Santalin

Identifiers
- CAS Number: A: 38185-48-7; B: 51033-46-6;
- 3D model (JSmol): B: Interactive image;
- EC Number: A: 253-817-1;
- PubChem CID: A: 5490179; B: 5490285;
- UNII: A: M7S05DR0QK;
- CompTox Dashboard (EPA): A: DTXSID30959113; B: DTXSID50965312;

= Santalin =

Pigments from red sandalwood

Santalins (or mistaken referred as sandalins) are a group of naturally occurring red pigments isolated from the heartwood of the red sandalwood tree, Pterocarpus santalinus. Such pigments include at least, santalin A, and santalin B, which have been described chemically and used historically as natural dyes and histological stains.

== Occurrence and chemistry ==
Santalins are found in the heartwood of Pterocarpus santalinus (known as red sandalwood), a traditionally valued timber and dye source. Extracts containing santalins have been used as natural red dyes and have applications in traditional dyeing, historical textiles, and elsewhere (e.g. colorimetric studies). In histology and dye chemistry literature, santalins have been discussed in relation to other redwood pigments, such as santarubins.

Chemically, santalins are polycyclic phenolic pigments. Santalin A and santalin B differ by substitution on the aromatic ring (methoxy vs hydroxy derivatives). Their structures were elucidated by degradative and spectroscopic methods (including NMR and UV–visible spectroscopy).

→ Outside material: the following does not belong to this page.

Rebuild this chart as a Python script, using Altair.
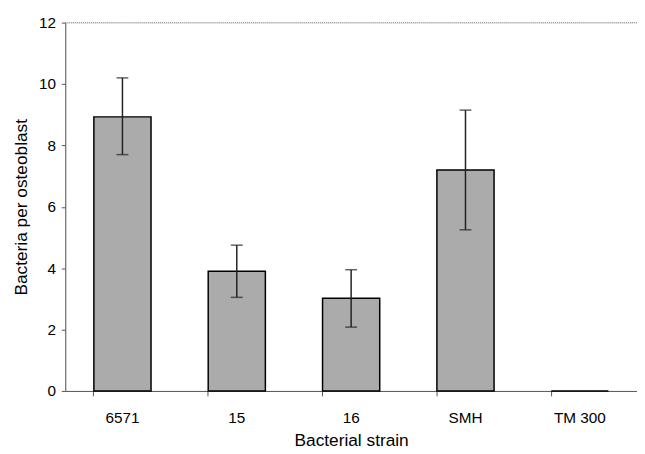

== Research and bioactivity ==
Studies of red sandalwood constituents have focused mainly on dye chemistry and pigment structure elucidation.

Some related constituents from other wood species have been investigated for biological activity, but santalins themselves are primarily documented as pigments/dyes, rather than studied as bioactive natural products.